Серпухов оказался маленьким деревянным городком на берегу красавицы Оки, в ста верстах от Москвы. Там стоял Орловский мушкетерский полк, в котором служил Лев Андреевич. По вечерам в стареньком деревянном домике, где квартировал Левушка, собирались сослуживцы, товарищи по полку. Начинались бесконечные рассказы о недавних походах, пережитых опасностях, славных подвигах. Отчаянно дымились трубки, беспрестанно наполнялись стаканы пуншем. Ивана Андреевича было трудно подпоить. Он кушал с большим аппетитом и помногу, но пил умеренно. Да и пунш производил действие скорее на его ноги, чем на голову.

Иногда и старший брат рассказывал забавные истории о себе. Так он, смеясь и подшучивая, изобразил однажды индуса-фокусника, которого видел в Риге. Особенно большое впечатление на Ивана Андреевича произвел номер с мячиками. Индус ловко бросал и ловил по пять-шесть мячиков зараз, а потом закружил их вокруг головы так, что получился своего рода венок из стремительно пляшущих мячиков. Иван Андреевич решил и сам проделать этот номер. Придя домой, он закрылся в комнате на ключ и принялся упражняться в этом искусстве. В конце концов он наловчился жонглировать мячами не хуже индуса. Рассказывая эту историю, Иван Андреевич тут же продемонстрировал свое уменье на стоявших на столе рюмках.
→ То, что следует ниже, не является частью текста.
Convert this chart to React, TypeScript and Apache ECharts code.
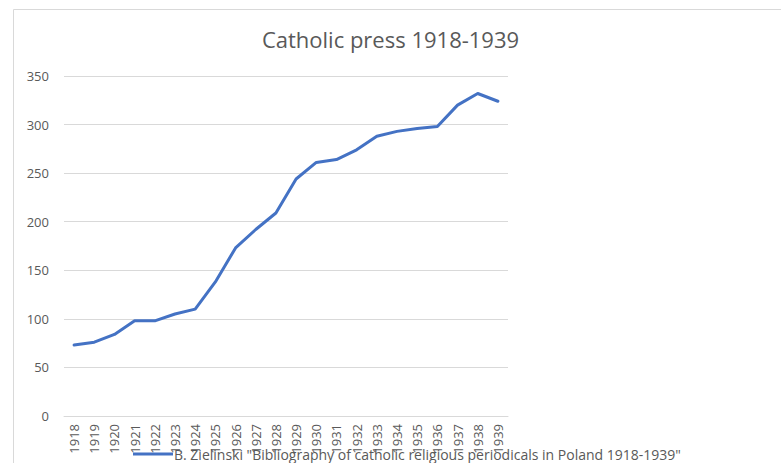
import React, { useEffect, useRef } from "react";
import * as echarts from "echarts";

const years = ["1918","1919","1920","1921","1922","1923","1924","1925","1926","1927","1928","1929","1930","1931","1932","1933","1934","1935","1936","1937","1938","1939"];
const periodicals = [73, 76, 84, 98, 98, 105, 110, 138, 173, 192, 209, 244, 261, 264, 274, 288, 293, 296, 298, 320, 332, 324];
const seriesName = 'B. Zielinski "Bibliography of catholic religious periodicals in Poland 1918-1939"';
const titleText = "Catholic press 1918-1939";

export default function App() {
  const ref = useRef<HTMLDivElement>(null);
  useEffect(() => {
    if (!ref.current) return;
    const chart = echarts.init(ref.current, null, { renderer: "svg" });
    const font = "'Open Sans', sans-serif";
    chart.setOption({
      animation: false,
      backgroundColor: "#ffffff",
      title: {
        text: titleText,
        left: "center",
        top: 23,
        textStyle: { fontFamily: font, fontSize: 22, fontWeight: "normal", color: "#595959" },
      },
      graphic: [
        {
          type: "rect",
          shape: { x: 13.5, y: 9.5, width: 800, height: 500 },
          style: { fill: "none", stroke: "#d9d9d9", lineWidth: 1 },
          silent: true,
        },
      ],
      grid: { left: 64, right: 273, top: 76, bottom: 47, containLabel: false },
      legend: {
        left: 128,
        top: 442,
        icon: "rect",
        itemWidth: 40,
        itemHeight: 3,
        itemGap: 0,
        textStyle: { fontFamily: font, fontSize: 14, color: "#595959", padding: [0, 0, 0, -4] },
        data: [seriesName],
      },
      xAxis: {
        type: "category",
        data: years,
        boundaryGap: true,
        axisLine: { show: true, lineStyle: { color: "#d9d9d9" } },
        axisTick: { show: false },
        axisLabel: { rotate: 90, interval: 0, fontFamily: font, fontSize: 13, color: "#595959", margin: 8 },
      },
      yAxis: {
        type: "value",
        min: 0,
        max: 350,
        interval: 50,
        axisLine: { show: false },
        axisTick: { show: false },
        axisLabel: { fontFamily: font, fontSize: 13, color: "#595959", margin: 15 },
        splitLine: { lineStyle: { color: "#d9d9d9", width: 1 } },
      },
      series: [
        {
          name: seriesName,
          type: "line",
          data: periodicals,
          showSymbol: false,
          symbol: "none",
          lineStyle: { color: "#4472C4", width: 3, cap: "round", join: "round" },
          itemStyle: { color: "#4472C4" },
        },
      ],
    });
    return () => chart.dispose();
  }, []);
  return <div ref={ref} style={{ position: "fixed", left: 0, top: 0, width: 781, height: 463 }} />;
}
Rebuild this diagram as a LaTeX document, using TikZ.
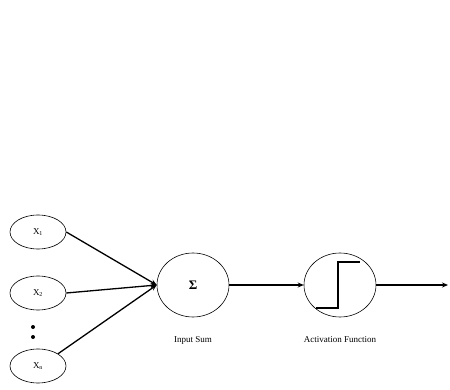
\documentclass[tikz,border=0pt]{standalone}
\usepackage{fontspec}
\setmainfont{Liberation Serif}
\usetikzlibrary{shapes.geometric,arrows.meta}
\begin{document}
\begin{tikzpicture}[x=1pt,y=-1pt,
  inpnode/.style={ellipse,draw,line width=0.6pt,minimum width=56pt,minimum height=34pt,inner sep=0pt,font=\fontsize{9}{10}\selectfont},
  bignode/.style={ellipse,draw,line width=0.6pt,minimum width=72pt,minimum height=64pt,inner sep=0pt},
  conn/.style={line width=1.3pt,-{Stealth[length=6pt,width=5pt]}},
  lblnode/.style={font=\fontsize{9}{10}\selectfont}]
\useasboundingbox (0,0) rectangle (450,390);
\node[inpnode] (x1) at (38,232) {X\textsubscript{1}};
\node[inpnode] (x2) at (38,293) {X\textsubscript{2}};
\node[inpnode] (xn) at (38,366) {X\textsubscript{n}};
\fill (33,327) circle (2pt);
\fill (33,337) circle (2pt);
\node[bignode,font=\fontsize{13}{14}\selectfont\bfseries] (sumnode) at (193,285) {Σ};
\node[bignode] (actnode) at (340,285) {};
\coordinate (outpt) at (448,285);
\draw[conn] (x1.east) -- (sumnode.west);
\draw[conn] (x2.east) -- (sumnode.west);
\draw[conn] (xn.north east) -- (sumnode.west);
\draw[conn] (sumnode.east) -- (actnode.west);
\draw[conn] (actnode.east) -- (outpt);
\draw[line width=1.4pt] (316,308) -- (338,308) -- (338,262) -- (360,262);
\node[lblnode] (l1) at (193,340) {Input Sum};
\node[lblnode] (l2) at (340,340) {Activation Function};
\end{tikzpicture}
\end{document}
В Серпухове время проходило медленно, незаметно. Крылов много ел, много спал, много рассказывал. И все же оно прошло слишком быстро. Левушке нужно было отправляться с полком на ученье, а Иван Андреевич продолжал свое странствование. Нам мало что известно об этом периоде жизни Крылова. Вскоре он возвратился в Москву, к тамошним друзьям и знакомым.